WHAT YOU ARE ASKED TO DO:
Copy everything in the data below exactly except the pictures.

start RECORDED INFORMATION

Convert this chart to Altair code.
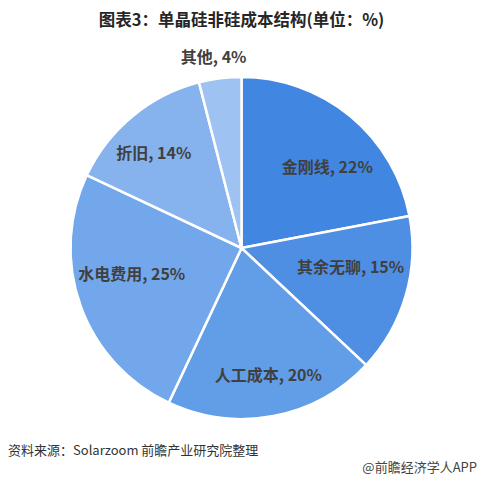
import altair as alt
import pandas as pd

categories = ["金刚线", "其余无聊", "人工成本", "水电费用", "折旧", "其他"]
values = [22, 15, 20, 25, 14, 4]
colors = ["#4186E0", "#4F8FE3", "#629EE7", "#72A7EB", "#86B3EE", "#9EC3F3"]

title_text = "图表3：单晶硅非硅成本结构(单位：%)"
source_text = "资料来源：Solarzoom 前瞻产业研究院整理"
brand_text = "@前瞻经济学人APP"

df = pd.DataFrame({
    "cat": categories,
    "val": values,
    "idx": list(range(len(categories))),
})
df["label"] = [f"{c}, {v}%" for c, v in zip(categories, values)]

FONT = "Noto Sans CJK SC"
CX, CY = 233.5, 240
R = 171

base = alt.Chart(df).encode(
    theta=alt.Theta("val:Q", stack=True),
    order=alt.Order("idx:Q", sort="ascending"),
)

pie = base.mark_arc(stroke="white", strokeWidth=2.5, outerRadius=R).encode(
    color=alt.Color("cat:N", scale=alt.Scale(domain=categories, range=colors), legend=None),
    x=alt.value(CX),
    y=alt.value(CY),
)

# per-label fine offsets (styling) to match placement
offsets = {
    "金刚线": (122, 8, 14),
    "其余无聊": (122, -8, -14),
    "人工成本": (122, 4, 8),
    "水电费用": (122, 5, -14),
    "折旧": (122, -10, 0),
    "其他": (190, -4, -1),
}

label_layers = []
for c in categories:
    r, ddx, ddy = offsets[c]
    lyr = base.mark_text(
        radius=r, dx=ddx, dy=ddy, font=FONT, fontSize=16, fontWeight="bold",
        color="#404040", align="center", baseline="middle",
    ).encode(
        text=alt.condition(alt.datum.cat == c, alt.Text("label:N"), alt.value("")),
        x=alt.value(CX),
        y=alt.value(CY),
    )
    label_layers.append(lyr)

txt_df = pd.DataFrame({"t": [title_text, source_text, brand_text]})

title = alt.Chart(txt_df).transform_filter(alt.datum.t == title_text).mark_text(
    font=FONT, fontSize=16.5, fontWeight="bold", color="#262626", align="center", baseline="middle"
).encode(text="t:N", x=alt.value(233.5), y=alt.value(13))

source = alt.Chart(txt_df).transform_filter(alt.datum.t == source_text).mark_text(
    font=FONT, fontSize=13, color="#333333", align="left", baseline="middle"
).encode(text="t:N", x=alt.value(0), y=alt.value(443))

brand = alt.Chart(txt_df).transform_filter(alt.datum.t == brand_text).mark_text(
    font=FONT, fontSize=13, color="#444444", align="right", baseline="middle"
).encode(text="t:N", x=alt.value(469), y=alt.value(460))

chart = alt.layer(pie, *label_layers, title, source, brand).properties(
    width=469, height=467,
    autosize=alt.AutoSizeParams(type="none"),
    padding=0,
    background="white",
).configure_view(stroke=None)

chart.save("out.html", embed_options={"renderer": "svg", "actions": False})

end RECORDED INFORMATION

COMPLETE RESPONSE:
Convert this chart to Altair code.
import altair as alt
import pandas as pd

categories = ["金刚线", "其余无聊", "人工成本", "水电费用", "折旧", "其他"]
values = [22, 15, 20, 25, 14, 4]
colors = ["#4186E0", "#4F8FE3", "#629EE7", "#72A7EB", "#86B3EE", "#9EC3F3"]

title_text = "图表3：单晶硅非硅成本结构(单位：%)"
source_text = "资料来源：Solarzoom 前瞻产业研究院整理"
brand_text = "@前瞻经济学人APP"

df = pd.DataFrame({
    "cat": categories,
    "val": values,
    "idx": list(range(len(categories))),
})
df["label"] = [f"{c}, {v}%" for c, v in zip(categories, values)]

FONT = "Noto Sans CJK SC"
CX, CY = 233.5, 240
R = 171

base = alt.Chart(df).encode(
    theta=alt.Theta("val:Q", stack=True),
    order=alt.Order("idx:Q", sort="ascending"),
)

pie = base.mark_arc(stroke="white", strokeWidth=2.5, outerRadius=R).encode(
    color=alt.Color("cat:N", scale=alt.Scale(domain=categories, range=colors), legend=None),
    x=alt.value(CX),
    y=alt.value(CY),
)

# per-label fine offsets (styling) to match placement
offsets = {
    "金刚线": (122, 8, 14),
    "其余无聊": (122, -8, -14),
    "人工成本": (122, 4, 8),
    "水电费用": (122, 5, -14),
    "折旧": (122, -10, 0),
    "其他": (190, -4, -1),
}

label_layers = []
for c in categories:
    r, ddx, ddy = offsets[c]
    lyr = base.mark_text(
        radius=r, dx=ddx, dy=ddy, font=FONT, fontSize=16, fontWeight="bold",
        color="#404040", align="center", baseline="middle",
    ).encode(
        text=alt.condition(alt.datum.cat == c, alt.Text("label:N"), alt.value("")),
        x=alt.value(CX),
        y=alt.value(CY),
    )
    label_layers.append(lyr)

txt_df = pd.DataFrame({"t": [title_text, source_text, brand_text]})

title = alt.Chart(txt_df).transform_filter(alt.datum.t == title_text).mark_text(
    font=FONT, fontSize=16.5, fontWeight="bold", color="#262626", align="center", baseline="middle"
).encode(text="t:N", x=alt.value(233.5), y=alt.value(13))

source = alt.Chart(txt_df).transform_filter(alt.datum.t == source_text).mark_text(
    font=FONT, fontSize=13, color="#333333", align="left", baseline="middle"
).encode(text="t:N", x=alt.value(0), y=alt.value(443))

brand = alt.Chart(txt_df).transform_filter(alt.datum.t == brand_text).mark_text(
    font=FONT, fontSize=13, color="#444444", align="right", baseline="middle"
).encode(text="t:N", x=alt.value(469), y=alt.value(460))

chart = alt.layer(pie, *label_layers, title, source, brand).properties(
    width=469, height=467,
    autosize=alt.AutoSizeParams(type="none"),
    padding=0,
    background="white",
).configure_view(stroke=None)

chart.save("out.html", embed_options={"renderer": "svg", "actions": False})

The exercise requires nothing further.